▶ [AIM OF THE EXERCISE]:
The lines from the top of the material below through the line containing "0.855, 0.876, 0.876, 0.855, 0.830, 0.800, 0.712, 0.575, 0.000]" are to be printed exactly, with pictures omitted.

▶ [INFORMATION SUPPLIED]:
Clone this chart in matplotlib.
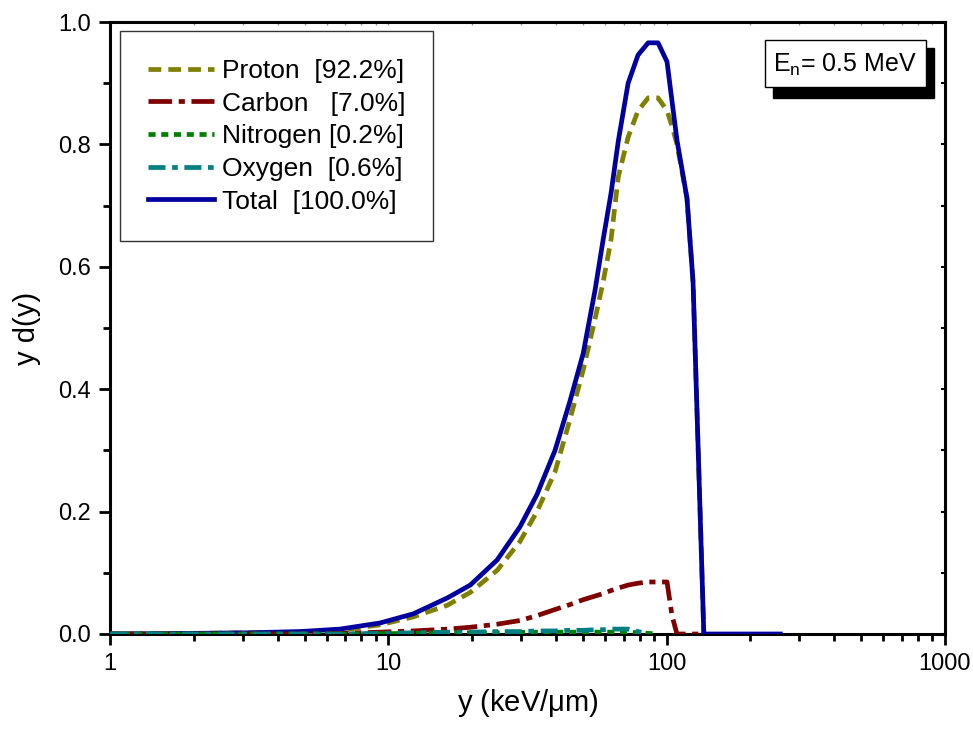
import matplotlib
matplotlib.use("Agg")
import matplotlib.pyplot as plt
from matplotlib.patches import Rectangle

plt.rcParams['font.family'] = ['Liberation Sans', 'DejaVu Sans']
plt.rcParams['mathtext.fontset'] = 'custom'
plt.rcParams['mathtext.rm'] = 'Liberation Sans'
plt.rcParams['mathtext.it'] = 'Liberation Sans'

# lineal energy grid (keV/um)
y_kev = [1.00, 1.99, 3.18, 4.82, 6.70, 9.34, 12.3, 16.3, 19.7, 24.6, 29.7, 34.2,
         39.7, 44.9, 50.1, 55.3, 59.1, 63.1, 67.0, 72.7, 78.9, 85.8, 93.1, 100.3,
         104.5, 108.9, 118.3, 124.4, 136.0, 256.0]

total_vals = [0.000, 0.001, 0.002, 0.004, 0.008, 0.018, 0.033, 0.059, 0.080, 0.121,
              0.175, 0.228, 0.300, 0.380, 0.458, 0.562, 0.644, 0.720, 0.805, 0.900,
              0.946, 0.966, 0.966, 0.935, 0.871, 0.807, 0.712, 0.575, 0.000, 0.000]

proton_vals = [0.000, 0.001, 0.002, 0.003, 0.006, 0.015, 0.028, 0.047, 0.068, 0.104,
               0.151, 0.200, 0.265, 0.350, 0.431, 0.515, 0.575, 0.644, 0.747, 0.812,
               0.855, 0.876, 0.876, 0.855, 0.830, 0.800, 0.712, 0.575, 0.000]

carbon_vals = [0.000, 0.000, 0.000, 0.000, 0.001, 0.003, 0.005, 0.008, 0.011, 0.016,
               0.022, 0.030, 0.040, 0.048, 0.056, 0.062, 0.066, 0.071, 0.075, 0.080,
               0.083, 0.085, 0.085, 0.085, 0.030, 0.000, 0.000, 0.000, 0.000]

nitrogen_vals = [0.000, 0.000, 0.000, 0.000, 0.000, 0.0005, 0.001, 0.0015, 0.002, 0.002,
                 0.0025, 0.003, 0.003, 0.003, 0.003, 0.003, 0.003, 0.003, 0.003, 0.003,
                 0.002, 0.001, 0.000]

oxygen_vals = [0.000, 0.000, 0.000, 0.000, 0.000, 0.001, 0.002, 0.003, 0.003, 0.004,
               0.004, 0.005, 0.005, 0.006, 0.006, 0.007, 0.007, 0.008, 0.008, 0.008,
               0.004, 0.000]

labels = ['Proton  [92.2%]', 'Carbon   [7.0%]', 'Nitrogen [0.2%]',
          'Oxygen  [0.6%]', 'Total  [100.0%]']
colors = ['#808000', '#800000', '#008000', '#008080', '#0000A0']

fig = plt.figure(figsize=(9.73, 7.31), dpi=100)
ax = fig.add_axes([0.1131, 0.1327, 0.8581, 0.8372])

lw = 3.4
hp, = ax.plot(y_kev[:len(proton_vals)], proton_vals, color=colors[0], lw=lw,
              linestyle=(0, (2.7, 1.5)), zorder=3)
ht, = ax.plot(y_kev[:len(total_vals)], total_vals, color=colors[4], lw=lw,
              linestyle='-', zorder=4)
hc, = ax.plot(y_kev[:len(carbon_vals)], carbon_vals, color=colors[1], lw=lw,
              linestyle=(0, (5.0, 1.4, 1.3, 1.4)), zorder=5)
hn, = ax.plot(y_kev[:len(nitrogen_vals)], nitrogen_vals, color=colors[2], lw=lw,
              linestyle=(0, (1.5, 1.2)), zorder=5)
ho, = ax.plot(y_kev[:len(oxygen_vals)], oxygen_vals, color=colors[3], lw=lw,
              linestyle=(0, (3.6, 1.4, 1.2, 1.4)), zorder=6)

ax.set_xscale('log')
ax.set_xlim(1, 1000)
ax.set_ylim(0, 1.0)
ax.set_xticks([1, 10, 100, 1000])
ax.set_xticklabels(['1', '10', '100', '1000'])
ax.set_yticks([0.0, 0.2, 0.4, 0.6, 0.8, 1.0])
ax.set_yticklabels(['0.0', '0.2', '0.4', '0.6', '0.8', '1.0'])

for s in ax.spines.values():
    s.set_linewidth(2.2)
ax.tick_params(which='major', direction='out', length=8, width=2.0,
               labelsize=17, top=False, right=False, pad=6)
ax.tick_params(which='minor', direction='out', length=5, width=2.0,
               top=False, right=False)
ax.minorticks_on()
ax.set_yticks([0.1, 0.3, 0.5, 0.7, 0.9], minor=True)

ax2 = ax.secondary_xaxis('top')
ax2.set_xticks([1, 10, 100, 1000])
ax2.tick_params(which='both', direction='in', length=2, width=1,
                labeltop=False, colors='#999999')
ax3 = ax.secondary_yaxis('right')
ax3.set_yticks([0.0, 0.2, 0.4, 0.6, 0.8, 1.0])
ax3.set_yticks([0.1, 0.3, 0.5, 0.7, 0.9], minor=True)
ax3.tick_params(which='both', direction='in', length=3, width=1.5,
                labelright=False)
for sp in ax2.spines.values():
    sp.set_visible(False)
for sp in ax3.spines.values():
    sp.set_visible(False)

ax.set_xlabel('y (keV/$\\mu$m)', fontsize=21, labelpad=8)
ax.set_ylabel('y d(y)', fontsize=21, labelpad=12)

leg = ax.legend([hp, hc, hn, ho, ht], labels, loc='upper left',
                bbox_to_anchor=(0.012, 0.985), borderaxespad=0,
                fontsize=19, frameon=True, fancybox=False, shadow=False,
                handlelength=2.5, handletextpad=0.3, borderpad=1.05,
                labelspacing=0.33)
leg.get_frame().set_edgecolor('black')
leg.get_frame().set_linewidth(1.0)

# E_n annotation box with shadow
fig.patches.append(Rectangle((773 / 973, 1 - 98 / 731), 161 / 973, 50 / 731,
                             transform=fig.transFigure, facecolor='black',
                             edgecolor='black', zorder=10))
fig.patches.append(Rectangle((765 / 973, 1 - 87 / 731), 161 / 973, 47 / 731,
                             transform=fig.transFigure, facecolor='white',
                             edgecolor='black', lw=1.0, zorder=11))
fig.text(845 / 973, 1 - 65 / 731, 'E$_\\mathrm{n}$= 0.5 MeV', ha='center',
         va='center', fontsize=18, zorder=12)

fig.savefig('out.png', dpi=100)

▶ [ANSWER TO THE EXERCISE]:
Clone this chart in matplotlib.
import matplotlib
matplotlib.use("Agg")
import matplotlib.pyplot as plt
from matplotlib.patches import Rectangle

plt.rcParams['font.family'] = ['Liberation Sans', 'DejaVu Sans']
plt.rcParams['mathtext.fontset'] = 'custom'
plt.rcParams['mathtext.rm'] = 'Liberation Sans'
plt.rcParams['mathtext.it'] = 'Liberation Sans'

# lineal energy grid (keV/um)
y_kev = [1.00, 1.99, 3.18, 4.82, 6.70, 9.34, 12.3, 16.3, 19.7, 24.6, 29.7, 34.2,
         39.7, 44.9, 50.1, 55.3, 59.1, 63.1, 67.0, 72.7, 78.9, 85.8, 93.1, 100.3,
         104.5, 108.9, 118.3, 124.4, 136.0, 256.0]

total_vals = [0.000, 0.001, 0.002, 0.004, 0.008, 0.018, 0.033, 0.059, 0.080, 0.121,
              0.175, 0.228, 0.300, 0.380, 0.458, 0.562, 0.644, 0.720, 0.805, 0.900,
              0.946, 0.966, 0.966, 0.935, 0.871, 0.807, 0.712, 0.575, 0.000, 0.000]

proton_vals = [0.000, 0.001, 0.002, 0.003, 0.006, 0.015, 0.028, 0.047, 0.068, 0.104,
               0.151, 0.200, 0.265, 0.350, 0.431, 0.515, 0.575, 0.644, 0.747, 0.812,
               0.855, 0.876, 0.876, 0.855, 0.830, 0.800, 0.712, 0.575, 0.000]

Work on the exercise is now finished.